_The records_:

-- -- --

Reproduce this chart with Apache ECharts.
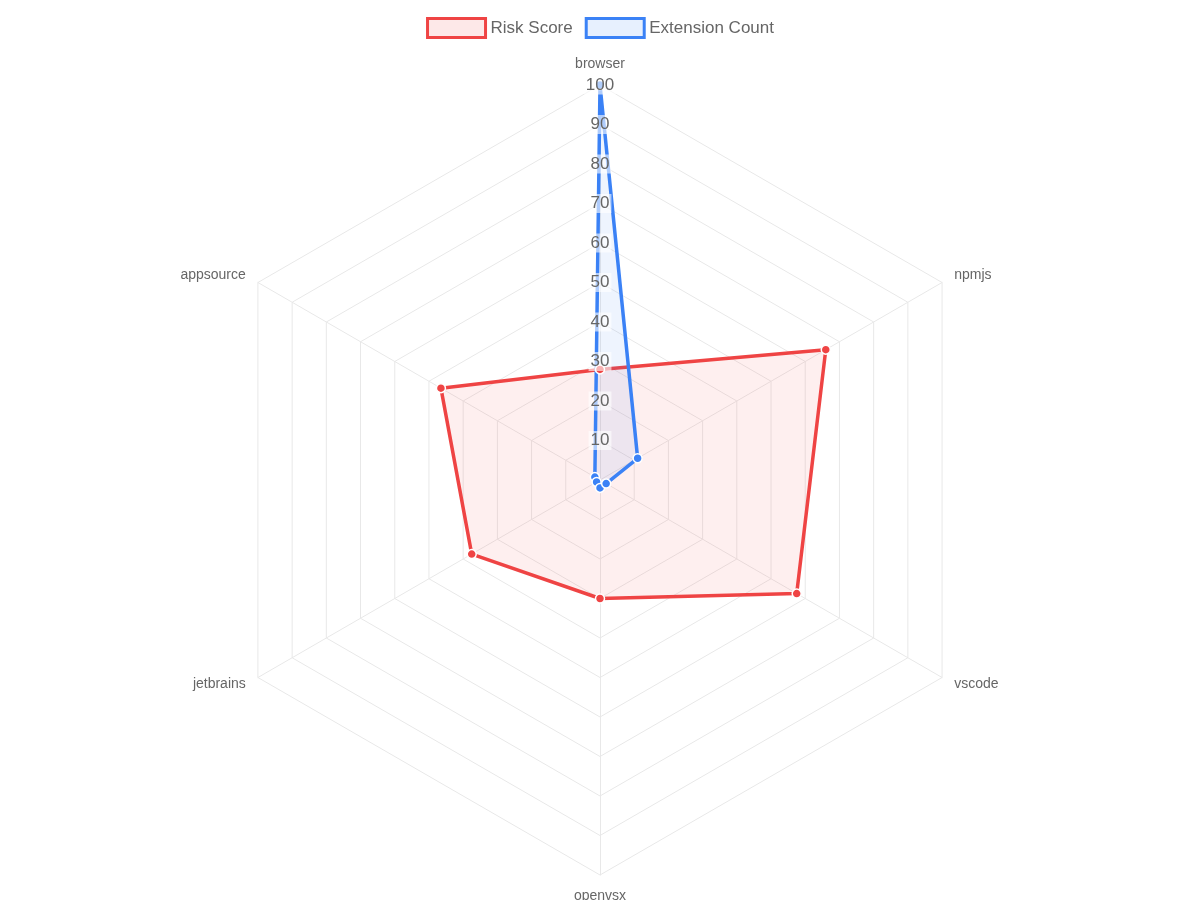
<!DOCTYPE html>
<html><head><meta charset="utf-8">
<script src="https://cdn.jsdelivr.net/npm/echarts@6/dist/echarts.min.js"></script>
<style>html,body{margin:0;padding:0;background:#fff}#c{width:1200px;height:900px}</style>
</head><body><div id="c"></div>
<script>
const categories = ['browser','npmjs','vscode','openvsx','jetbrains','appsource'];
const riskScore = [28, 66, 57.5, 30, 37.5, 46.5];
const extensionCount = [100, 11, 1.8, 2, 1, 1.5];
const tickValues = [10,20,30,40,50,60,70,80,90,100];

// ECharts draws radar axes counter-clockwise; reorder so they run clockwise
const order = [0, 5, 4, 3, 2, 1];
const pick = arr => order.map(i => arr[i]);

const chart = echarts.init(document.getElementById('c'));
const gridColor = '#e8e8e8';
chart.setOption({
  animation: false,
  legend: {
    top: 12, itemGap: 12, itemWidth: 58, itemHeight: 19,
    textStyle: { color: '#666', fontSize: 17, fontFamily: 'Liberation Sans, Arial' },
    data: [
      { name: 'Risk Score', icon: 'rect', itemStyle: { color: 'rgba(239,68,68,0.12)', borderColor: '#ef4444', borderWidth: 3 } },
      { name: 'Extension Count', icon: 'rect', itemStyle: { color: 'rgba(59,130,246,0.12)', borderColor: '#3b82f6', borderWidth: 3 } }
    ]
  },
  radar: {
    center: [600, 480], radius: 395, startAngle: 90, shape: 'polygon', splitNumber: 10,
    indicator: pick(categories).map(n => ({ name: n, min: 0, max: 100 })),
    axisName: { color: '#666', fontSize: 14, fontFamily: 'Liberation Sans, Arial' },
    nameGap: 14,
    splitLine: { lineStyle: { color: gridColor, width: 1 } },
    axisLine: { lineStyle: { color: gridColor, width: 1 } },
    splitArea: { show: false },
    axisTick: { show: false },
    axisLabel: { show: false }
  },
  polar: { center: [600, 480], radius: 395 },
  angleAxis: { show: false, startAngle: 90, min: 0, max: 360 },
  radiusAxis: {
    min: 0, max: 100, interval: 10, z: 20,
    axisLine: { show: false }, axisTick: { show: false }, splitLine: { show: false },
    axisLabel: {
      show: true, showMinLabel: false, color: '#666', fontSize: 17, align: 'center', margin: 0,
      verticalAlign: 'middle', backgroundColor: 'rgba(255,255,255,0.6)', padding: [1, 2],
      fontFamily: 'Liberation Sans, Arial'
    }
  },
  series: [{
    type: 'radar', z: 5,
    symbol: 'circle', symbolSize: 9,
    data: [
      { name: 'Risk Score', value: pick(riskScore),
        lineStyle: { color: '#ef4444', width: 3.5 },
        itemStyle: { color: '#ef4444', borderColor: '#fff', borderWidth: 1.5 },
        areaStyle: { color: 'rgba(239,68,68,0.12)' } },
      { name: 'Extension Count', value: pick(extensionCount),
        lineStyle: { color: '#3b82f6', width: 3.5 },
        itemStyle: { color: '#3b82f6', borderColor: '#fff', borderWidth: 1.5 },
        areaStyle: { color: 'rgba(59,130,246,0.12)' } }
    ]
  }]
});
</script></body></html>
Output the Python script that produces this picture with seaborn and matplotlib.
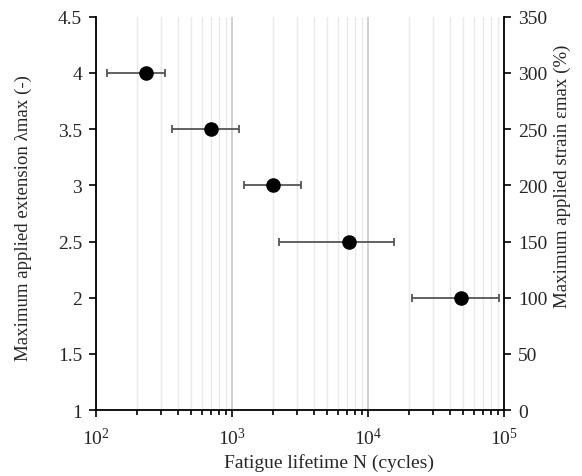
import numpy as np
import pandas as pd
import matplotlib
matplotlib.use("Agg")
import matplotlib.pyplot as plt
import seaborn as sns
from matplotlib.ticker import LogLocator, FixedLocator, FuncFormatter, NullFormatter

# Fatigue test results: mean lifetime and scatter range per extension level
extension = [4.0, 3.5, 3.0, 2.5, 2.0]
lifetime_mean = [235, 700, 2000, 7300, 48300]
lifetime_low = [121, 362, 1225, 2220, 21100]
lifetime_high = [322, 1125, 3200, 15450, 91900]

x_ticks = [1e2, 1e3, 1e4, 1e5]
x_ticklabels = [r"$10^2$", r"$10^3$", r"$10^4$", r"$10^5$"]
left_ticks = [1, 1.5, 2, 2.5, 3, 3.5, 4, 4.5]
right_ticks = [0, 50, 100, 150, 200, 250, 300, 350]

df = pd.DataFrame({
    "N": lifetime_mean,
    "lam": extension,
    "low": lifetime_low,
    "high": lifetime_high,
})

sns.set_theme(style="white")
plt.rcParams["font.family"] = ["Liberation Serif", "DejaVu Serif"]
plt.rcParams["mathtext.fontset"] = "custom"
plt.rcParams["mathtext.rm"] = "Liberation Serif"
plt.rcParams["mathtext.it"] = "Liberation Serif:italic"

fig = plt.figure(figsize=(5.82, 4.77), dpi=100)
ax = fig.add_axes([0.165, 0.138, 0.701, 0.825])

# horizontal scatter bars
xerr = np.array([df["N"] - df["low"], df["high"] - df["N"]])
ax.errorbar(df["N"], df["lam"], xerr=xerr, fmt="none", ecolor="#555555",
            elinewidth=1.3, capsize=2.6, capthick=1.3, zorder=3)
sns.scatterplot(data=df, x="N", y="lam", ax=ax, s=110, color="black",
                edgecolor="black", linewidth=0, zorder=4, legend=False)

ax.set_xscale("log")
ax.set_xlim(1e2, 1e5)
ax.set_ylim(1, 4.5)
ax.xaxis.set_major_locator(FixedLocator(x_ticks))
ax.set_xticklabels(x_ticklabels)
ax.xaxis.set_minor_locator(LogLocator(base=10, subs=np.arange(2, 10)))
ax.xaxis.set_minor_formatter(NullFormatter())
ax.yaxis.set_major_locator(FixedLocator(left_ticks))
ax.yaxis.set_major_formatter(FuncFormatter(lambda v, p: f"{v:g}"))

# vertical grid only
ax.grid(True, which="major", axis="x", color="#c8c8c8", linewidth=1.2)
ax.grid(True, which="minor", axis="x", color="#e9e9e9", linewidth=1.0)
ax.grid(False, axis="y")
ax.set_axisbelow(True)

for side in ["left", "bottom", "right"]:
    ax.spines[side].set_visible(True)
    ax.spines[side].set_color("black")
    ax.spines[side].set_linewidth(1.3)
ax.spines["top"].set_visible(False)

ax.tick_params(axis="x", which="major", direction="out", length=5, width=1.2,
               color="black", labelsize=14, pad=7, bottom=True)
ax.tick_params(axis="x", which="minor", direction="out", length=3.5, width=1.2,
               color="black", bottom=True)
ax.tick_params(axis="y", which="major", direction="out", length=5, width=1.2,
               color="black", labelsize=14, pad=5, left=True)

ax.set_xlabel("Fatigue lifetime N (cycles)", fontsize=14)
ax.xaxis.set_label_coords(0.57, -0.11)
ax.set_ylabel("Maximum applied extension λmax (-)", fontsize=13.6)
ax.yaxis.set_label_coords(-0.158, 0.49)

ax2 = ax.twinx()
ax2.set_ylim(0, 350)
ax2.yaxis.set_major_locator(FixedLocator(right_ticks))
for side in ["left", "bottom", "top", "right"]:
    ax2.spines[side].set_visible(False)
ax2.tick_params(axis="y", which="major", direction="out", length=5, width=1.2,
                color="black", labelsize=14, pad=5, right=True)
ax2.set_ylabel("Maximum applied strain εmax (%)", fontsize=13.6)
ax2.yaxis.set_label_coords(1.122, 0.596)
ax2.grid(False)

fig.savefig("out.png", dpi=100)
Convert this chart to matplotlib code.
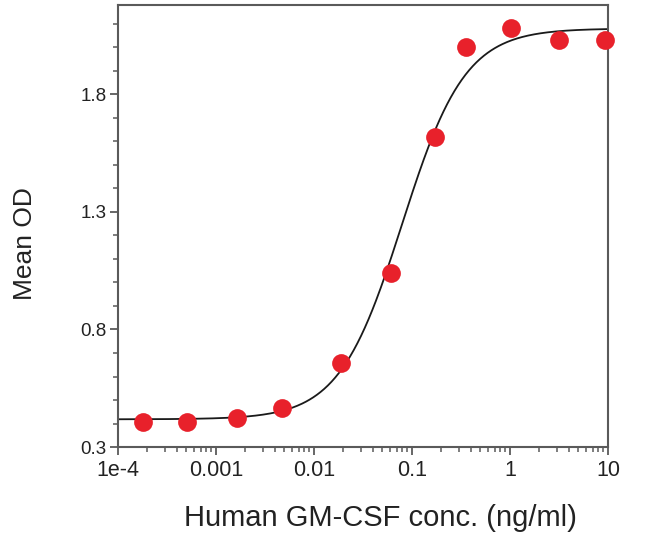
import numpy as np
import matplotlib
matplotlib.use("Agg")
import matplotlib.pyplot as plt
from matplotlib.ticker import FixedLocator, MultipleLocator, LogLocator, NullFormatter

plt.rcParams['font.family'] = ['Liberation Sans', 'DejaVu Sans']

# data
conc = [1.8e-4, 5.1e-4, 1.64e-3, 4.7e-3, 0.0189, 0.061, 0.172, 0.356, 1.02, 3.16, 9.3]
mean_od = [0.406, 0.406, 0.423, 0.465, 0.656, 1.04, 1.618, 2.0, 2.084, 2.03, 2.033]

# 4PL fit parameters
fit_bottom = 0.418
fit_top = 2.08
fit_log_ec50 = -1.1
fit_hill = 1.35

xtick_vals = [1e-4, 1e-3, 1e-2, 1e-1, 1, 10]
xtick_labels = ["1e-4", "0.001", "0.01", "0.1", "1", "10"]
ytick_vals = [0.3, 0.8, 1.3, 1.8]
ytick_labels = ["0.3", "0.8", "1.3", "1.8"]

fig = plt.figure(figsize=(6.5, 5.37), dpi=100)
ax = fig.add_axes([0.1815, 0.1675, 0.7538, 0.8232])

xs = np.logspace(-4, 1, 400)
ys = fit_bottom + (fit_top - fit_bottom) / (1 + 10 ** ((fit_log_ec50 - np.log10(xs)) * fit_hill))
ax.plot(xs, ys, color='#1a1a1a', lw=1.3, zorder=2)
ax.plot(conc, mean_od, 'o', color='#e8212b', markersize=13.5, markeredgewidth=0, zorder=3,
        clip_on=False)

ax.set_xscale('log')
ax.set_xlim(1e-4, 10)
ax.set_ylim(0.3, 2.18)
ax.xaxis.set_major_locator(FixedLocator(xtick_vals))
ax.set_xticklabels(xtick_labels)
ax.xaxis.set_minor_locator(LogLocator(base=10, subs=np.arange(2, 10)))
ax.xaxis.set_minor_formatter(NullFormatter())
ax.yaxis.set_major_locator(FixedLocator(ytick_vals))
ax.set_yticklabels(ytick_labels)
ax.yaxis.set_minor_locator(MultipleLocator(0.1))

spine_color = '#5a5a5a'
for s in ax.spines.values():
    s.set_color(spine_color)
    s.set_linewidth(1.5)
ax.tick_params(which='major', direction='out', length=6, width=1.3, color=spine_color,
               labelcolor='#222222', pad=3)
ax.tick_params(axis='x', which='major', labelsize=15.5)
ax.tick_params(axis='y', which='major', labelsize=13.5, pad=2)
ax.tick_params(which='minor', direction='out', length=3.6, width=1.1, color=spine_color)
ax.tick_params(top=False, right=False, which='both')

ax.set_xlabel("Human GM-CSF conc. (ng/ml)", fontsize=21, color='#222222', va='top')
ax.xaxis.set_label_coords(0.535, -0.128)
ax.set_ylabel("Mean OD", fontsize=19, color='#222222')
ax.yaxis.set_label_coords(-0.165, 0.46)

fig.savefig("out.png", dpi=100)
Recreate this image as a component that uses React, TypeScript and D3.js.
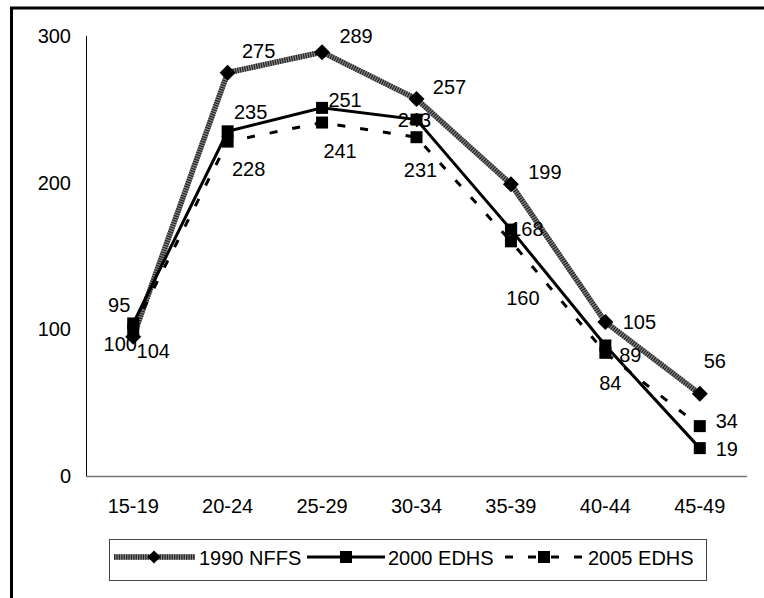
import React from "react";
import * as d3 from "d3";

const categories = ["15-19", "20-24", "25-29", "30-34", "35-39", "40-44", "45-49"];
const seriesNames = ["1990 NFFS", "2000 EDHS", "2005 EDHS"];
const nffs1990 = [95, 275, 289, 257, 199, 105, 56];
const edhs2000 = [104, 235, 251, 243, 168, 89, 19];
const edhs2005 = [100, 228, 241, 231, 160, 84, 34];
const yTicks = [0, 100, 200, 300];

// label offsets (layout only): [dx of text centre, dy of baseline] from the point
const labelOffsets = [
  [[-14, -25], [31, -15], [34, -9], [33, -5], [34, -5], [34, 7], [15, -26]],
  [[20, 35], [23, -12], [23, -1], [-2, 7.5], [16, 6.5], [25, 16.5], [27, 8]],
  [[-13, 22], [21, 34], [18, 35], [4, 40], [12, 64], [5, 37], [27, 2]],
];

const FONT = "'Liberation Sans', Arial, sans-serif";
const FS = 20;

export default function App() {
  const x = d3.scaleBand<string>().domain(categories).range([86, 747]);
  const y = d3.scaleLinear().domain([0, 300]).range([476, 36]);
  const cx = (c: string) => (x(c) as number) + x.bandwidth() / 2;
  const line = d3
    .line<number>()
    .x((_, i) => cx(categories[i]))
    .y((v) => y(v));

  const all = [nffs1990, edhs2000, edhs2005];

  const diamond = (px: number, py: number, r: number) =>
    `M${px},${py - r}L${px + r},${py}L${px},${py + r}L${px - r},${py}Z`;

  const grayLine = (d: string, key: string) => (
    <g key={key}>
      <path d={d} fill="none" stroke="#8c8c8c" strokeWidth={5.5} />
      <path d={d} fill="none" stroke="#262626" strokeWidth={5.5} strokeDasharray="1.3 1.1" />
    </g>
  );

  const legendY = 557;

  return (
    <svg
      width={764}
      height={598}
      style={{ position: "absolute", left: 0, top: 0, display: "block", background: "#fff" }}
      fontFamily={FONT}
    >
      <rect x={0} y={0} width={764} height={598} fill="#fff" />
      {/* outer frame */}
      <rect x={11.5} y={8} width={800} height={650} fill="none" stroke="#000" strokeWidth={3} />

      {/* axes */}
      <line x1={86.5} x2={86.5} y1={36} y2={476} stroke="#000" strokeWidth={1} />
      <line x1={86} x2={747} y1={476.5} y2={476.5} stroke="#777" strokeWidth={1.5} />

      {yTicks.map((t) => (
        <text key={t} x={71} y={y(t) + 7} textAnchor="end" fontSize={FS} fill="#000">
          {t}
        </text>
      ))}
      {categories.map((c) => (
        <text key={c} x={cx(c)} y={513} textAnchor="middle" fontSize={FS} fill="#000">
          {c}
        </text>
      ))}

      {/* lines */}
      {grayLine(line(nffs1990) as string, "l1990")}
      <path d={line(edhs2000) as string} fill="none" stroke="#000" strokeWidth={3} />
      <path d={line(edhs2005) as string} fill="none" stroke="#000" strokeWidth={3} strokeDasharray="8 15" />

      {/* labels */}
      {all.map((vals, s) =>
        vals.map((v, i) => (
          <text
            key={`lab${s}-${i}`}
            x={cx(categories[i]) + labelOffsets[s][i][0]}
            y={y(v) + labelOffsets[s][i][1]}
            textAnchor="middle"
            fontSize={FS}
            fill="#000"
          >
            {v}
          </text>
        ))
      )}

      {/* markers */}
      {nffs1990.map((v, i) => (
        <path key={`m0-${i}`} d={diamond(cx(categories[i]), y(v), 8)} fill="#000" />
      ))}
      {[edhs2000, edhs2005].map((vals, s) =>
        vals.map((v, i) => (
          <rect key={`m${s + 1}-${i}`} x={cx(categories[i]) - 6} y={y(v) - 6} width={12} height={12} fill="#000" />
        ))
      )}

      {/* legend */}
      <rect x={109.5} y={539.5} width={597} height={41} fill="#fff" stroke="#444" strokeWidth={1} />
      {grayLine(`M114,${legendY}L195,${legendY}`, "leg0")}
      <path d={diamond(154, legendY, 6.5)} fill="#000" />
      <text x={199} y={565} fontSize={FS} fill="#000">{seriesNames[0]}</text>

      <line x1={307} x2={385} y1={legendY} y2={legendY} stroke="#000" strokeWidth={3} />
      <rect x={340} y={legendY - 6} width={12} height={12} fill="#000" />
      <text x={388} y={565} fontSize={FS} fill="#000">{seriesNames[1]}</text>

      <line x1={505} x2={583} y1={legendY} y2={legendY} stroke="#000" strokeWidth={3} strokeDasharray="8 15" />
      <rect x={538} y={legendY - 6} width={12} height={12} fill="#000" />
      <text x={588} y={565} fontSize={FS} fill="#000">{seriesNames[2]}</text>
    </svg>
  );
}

-- -- --

_Task objective_: Leave out the pictures and quote exactly the lines from the one where "Recreate this image" appears to the one where "import * as" appears, both ends counted.

_Response to the exercise_:
Recreate this image as a component that uses React, TypeScript and D3.js.
import React from "react";
import * as d3 from "d3";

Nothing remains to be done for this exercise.